Note 11 : L’auteur consacre dix lignes à la formation défectueuse de cette brigade, déjà décrite plus haut.

Note 12 : Louis de Pardaillan de Gondrin, troisième et dernier duc d’Antin, né en 1727, maréchal de camp en 1749, mort à Brême en 1757 ; succéda au chevalier de Vassé comme colonel de Picardie en 1745.

Note 13 : N de Bruslard, de Dunkerque, enseigne en 1711, lieutenant en 1712, capitaine en 1716, commandant de bataillon en 1747 , se retira en 1751 avec la croix de chevalier de Saint-Louis.
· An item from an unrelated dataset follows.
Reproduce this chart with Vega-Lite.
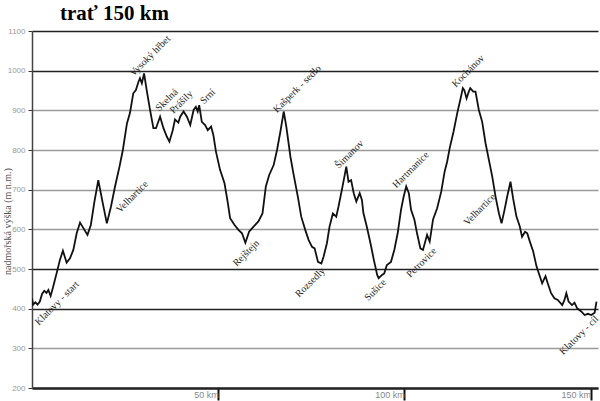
{
  "$schema": "https://vega.github.io/schema/vega-lite/v6.json",
  "autosize": {"type": "none"},
  "width": 566,
  "height": 357,
  "padding": {"left": 32, "top": 31, "right": 2, "bottom": 13},
  "background": "white",
  "title": {
    "text": "trať 150 km",
    "orient": "none",
    "anchor": "start",
    "align": "left",
    "dx": 28,
    "dy": -11,
    "baseline": "alphabetic",
    "font": "Liberation Serif",
    "fontSize": 21,
    "fontWeight": "bold",
    "color": "#000"
  },
  "config": {
    "view": {"stroke": null},
    "axis": {"labelFont": "Liberation Sans", "titleFont": "Liberation Serif"}
  },
  "datasets": {
    "profile": [
      {"km": 0.0, "elev": 425}, {"km": 0.3, "elev": 410}, {"km": 0.9, "elev": 416}, {"km": 1.5, "elev": 410},
      {"km": 2.1, "elev": 418}, {"km": 2.7, "elev": 437}, {"km": 3.3, "elev": 445}, {"km": 3.9, "elev": 440},
      {"km": 4.4, "elev": 447}, {"km": 5.0, "elev": 432}, {"km": 5.6, "elev": 452}, {"km": 6.6, "elev": 489},
      {"km": 7.5, "elev": 523}, {"km": 8.3, "elev": 546}, {"km": 9.3, "elev": 516}, {"km": 10.2, "elev": 527},
      {"km": 11.1, "elev": 548}, {"km": 12.0, "elev": 590}, {"km": 12.9, "elev": 617}, {"km": 13.8, "elev": 603},
      {"km": 14.9, "elev": 586}, {"km": 15.8, "elev": 611}, {"km": 16.7, "elev": 666}, {"km": 17.8, "elev": 724},
      {"km": 19.0, "elev": 666}, {"km": 20.1, "elev": 615}, {"km": 21.2, "elev": 657}, {"km": 22.3, "elev": 708},
      {"km": 23.5, "elev": 758}, {"km": 24.4, "elev": 800}, {"km": 25.5, "elev": 867}, {"km": 26.3, "elev": 893},
      {"km": 27.2, "elev": 943}, {"km": 27.9, "elev": 951}, {"km": 28.6, "elev": 972}, {"km": 29.0, "elev": 981},
      {"km": 29.5, "elev": 968}, {"km": 30.1, "elev": 993}, {"km": 30.8, "elev": 951}, {"km": 31.7, "elev": 901},
      {"km": 32.6, "elev": 855}, {"km": 33.3, "elev": 855}, {"km": 34.4, "elev": 884}, {"km": 35.3, "elev": 855},
      {"km": 36.2, "elev": 834}, {"km": 36.9, "elev": 821}, {"km": 37.8, "elev": 850}, {"km": 38.4, "elev": 877},
      {"km": 39.3, "elev": 869}, {"km": 39.8, "elev": 884}, {"km": 40.7, "elev": 897}, {"km": 41.6, "elev": 884},
      {"km": 42.5, "elev": 863}, {"km": 43.4, "elev": 901}, {"km": 44.0, "elev": 909}, {"km": 44.5, "elev": 897},
      {"km": 44.9, "elev": 913}, {"km": 45.6, "elev": 871}, {"km": 46.5, "elev": 863}, {"km": 47.2, "elev": 850},
      {"km": 48.1, "elev": 859}, {"km": 48.7, "elev": 838}, {"km": 49.4, "elev": 796}, {"km": 50.5, "elev": 750},
      {"km": 51.7, "elev": 716}, {"km": 52.6, "elev": 666}, {"km": 53.2, "elev": 628}, {"km": 54.4, "elev": 611},
      {"km": 55.5, "elev": 598}, {"km": 56.4, "elev": 590}, {"km": 57.3, "elev": 566}, {"km": 58.3, "elev": 594},
      {"km": 59.5, "elev": 607}, {"km": 60.8, "elev": 620}, {"km": 61.9, "elev": 640}, {"km": 62.8, "elev": 708},
      {"km": 63.7, "elev": 737}, {"km": 64.9, "elev": 762}, {"km": 65.8, "elev": 800}, {"km": 66.7, "elev": 846},
      {"km": 67.6, "elev": 897}, {"km": 68.3, "elev": 859}, {"km": 69.4, "elev": 783}, {"km": 70.2, "elev": 741},
      {"km": 71.4, "elev": 682}, {"km": 72.3, "elev": 632}, {"km": 73.4, "elev": 598}, {"km": 74.3, "elev": 573},
      {"km": 75.2, "elev": 556}, {"km": 75.9, "elev": 552}, {"km": 76.8, "elev": 518}, {"km": 77.7, "elev": 514},
      {"km": 78.3, "elev": 531}, {"km": 79.2, "elev": 565}, {"km": 79.9, "elev": 607}, {"km": 80.8, "elev": 640},
      {"km": 81.7, "elev": 632}, {"km": 82.3, "elev": 657}, {"km": 83.2, "elev": 699}, {"km": 83.9, "elev": 733},
      {"km": 84.4, "elev": 758}, {"km": 85.0, "elev": 720}, {"km": 85.7, "elev": 724}, {"km": 86.4, "elev": 691},
      {"km": 87.1, "elev": 670}, {"km": 88.0, "elev": 691}, {"km": 88.6, "elev": 674}, {"km": 89.0, "elev": 641},
      {"km": 89.9, "elev": 607}, {"km": 90.9, "elev": 565}, {"km": 91.8, "elev": 523}, {"km": 92.7, "elev": 485},
      {"km": 93.1, "elev": 477}, {"km": 94.0, "elev": 485}, {"km": 94.6, "elev": 489}, {"km": 95.3, "elev": 510},
      {"km": 96.4, "elev": 518}, {"km": 97.3, "elev": 548}, {"km": 98.2, "elev": 590}, {"km": 99.1, "elev": 649},
      {"km": 99.8, "elev": 682}, {"km": 100.5, "elev": 708}, {"km": 101.2, "elev": 691}, {"km": 101.8, "elev": 649},
      {"km": 102.7, "elev": 624}, {"km": 103.4, "elev": 590}, {"km": 104.3, "elev": 552}, {"km": 105.0, "elev": 548},
      {"km": 105.6, "elev": 569}, {"km": 106.1, "elev": 586}, {"km": 106.8, "elev": 569}, {"km": 107.7, "elev": 625},
      {"km": 108.8, "elev": 653}, {"km": 109.9, "elev": 695}, {"km": 110.8, "elev": 745}, {"km": 111.5, "elev": 771},
      {"km": 112.2, "elev": 806}, {"km": 113.2, "elev": 846}, {"km": 114.2, "elev": 893}, {"km": 115.1, "elev": 930},
      {"km": 115.7, "elev": 956}, {"km": 116.1, "elev": 951}, {"km": 116.7, "elev": 930}, {"km": 117.3, "elev": 947},
      {"km": 117.7, "elev": 956}, {"km": 118.5, "elev": 947}, {"km": 119.1, "elev": 947}, {"km": 120.0, "elev": 901},
      {"km": 120.9, "elev": 871}, {"km": 121.8, "elev": 817}, {"km": 122.7, "elev": 775}, {"km": 123.6, "elev": 733},
      {"km": 124.5, "elev": 682}, {"km": 125.4, "elev": 640}, {"km": 126.1, "elev": 615}, {"km": 126.9, "elev": 649},
      {"km": 127.6, "elev": 682}, {"km": 128.5, "elev": 720}, {"km": 129.2, "elev": 678}, {"km": 130.1, "elev": 632},
      {"km": 131.0, "elev": 607}, {"km": 131.6, "elev": 581}, {"km": 132.4, "elev": 594}, {"km": 133.0, "elev": 590},
      {"km": 133.7, "elev": 569}, {"km": 134.6, "elev": 544}, {"km": 135.5, "elev": 506}, {"km": 136.4, "elev": 481},
      {"km": 137.0, "elev": 464}, {"km": 137.9, "elev": 482}, {"km": 138.5, "elev": 464}, {"km": 139.4, "elev": 439},
      {"km": 140.3, "elev": 426}, {"km": 141.2, "elev": 422}, {"km": 142.4, "elev": 409}, {"km": 143.0, "elev": 422},
      {"km": 143.5, "elev": 439}, {"km": 144.1, "elev": 418}, {"km": 145.0, "elev": 409}, {"km": 145.7, "elev": 415},
      {"km": 146.4, "elev": 401}, {"km": 147.5, "elev": 393}, {"km": 148.4, "elev": 384}, {"km": 149.3, "elev": 387},
      {"km": 150.2, "elev": 384}, {"km": 151.1, "elev": 390}, {"km": 151.6, "elev": 418}
    ],
    "places": [
      {"km": 6.7, "elev": 414, "name": "Klatovy - start"},
      {"km": 26.9, "elev": 682, "name": "Velhartice"},
      {"km": 31.7, "elev": 1037, "name": "Vysoký hřbet"},
      {"km": 36.2, "elev": 926, "name": "Skelná"},
      {"km": 40.1, "elev": 921, "name": "Prášily"},
      {"km": 47.2, "elev": 935, "name": "Srní"},
      {"km": 57.5, "elev": 540, "name": "Rejštejn"},
      {"km": 71.2, "elev": 954, "name": "Kašperk - sedlo"},
      {"km": 74.7, "elev": 466, "name": "Rozsedly"},
      {"km": 85.2, "elev": 789, "name": "Šimanov"},
      {"km": 92.2, "elev": 447, "name": "Sušice"},
      {"km": 101.7, "elev": 750, "name": "Hartmanice"},
      {"km": 104.6, "elev": 516, "name": "Petrovice"},
      {"km": 117.1, "elev": 999, "name": "Kochánov"},
      {"km": 120.2, "elev": 650, "name": "Velhartice"},
      {"km": 146.9, "elev": 333, "name": "Klatovy - cíl"}
    ]
  },
  "encoding": {
    "x": {
      "field": "km", "type": "quantitative",
      "scale": {"domain": [0, 152], "nice": false, "zero": false},
      "axis": {
        "title": null,
        "values": [50, 100, 150],
        "labelExpr": "datum.value + ' km'",
        "grid": false,
        "domainColor": "#222",
        "domainWidth": 2.5,
        "tickColor": "#111",
        "tickWidth": 2,
        "tickSize": 12,
        "labelAlign": "right",
        "labelBaseline": "top",
        "labelDx": -4,
        "labelPadding": -10,
        "labelFontSize": 9,
        "labelColor": "#888",
        "labelOverlap": false
      }
    },
    "y": {
      "field": "elev", "type": "quantitative",
      "scale": {"domain": [200, 1100], "nice": false, "zero": false},
      "axis": {
        "title": "nadmořská výška (m n.m.)",
        "titleFontSize": 10,
        "titleFontWeight": "normal",
        "titleColor": "#555",
        "titleX": -20,
        "titleY": 190,
        "values": [200, 300, 400, 500, 600, 700, 800, 900, 1000, 1100],
        "format": "d",
        "labelOverlap": false,
        "grid": true,
        "gridColor": {
          "condition": {"test": "datum.value == 1100 || datum.value == 1000 || datum.value == 500 || datum.value == 400", "value": "#222"},
          "value": "#9a9a9a"
        },
        "gridWidth": 1.3,
        "domainColor": "#444",
        "domainWidth": 1.5,
        "tickColor": "#333",
        "tickSize": 4,
        "labelFontSize": 8,
        "labelColor": "#999",
        "labelPadding": 3
      }
    }
  },
  "layer": [
    {
      "data": {"name": "profile"},
      "mark": {"type": "line", "color": "#111", "strokeWidth": 1.8, "clip": true}
    },
    {
      "data": {"name": "places"},
      "mark": {"type": "text", "angle": -45, "align": "center", "baseline": "middle", "font": "Liberation Serif", "fontSize": 10, "color": "#222"},
      "encoding": {
        "text": {"field": "name", "type": "nominal"}
      }
    }
  ]
}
Il fit les fonctions d’aide-maréchal général des logis de l’armée de Bavière.

Note 14 : N., comte de Caire, lieutenant dans Picardie en 1746, était en 1788 chevalier de Saint-Louis et colonel sous-brigadier du génie à Neuf-Brisach.

Note 15 : D’une famille notariale établie à Montdragon en Provence dès la première moitié du xve siècle et passée, par mariage, au Bourg-Saint-Andéol en Vivarais, en 1571. Des généalogistes ont rattaché à tort ces Digoine à la famille considérable du même nom qui était fixée en Bourgogne.

Note 16 : André de Clémens, dont la seigneurie de Graveson en Provence avait été érigée en marquisat en 1718. Il était beau-frère de la célèbre marquise du Deffrand. Son fils Jean-Baptiste épousa, en 1751, Marie-Anne-Magdeleine de Vogüé, sœur du marquis de Vogüé.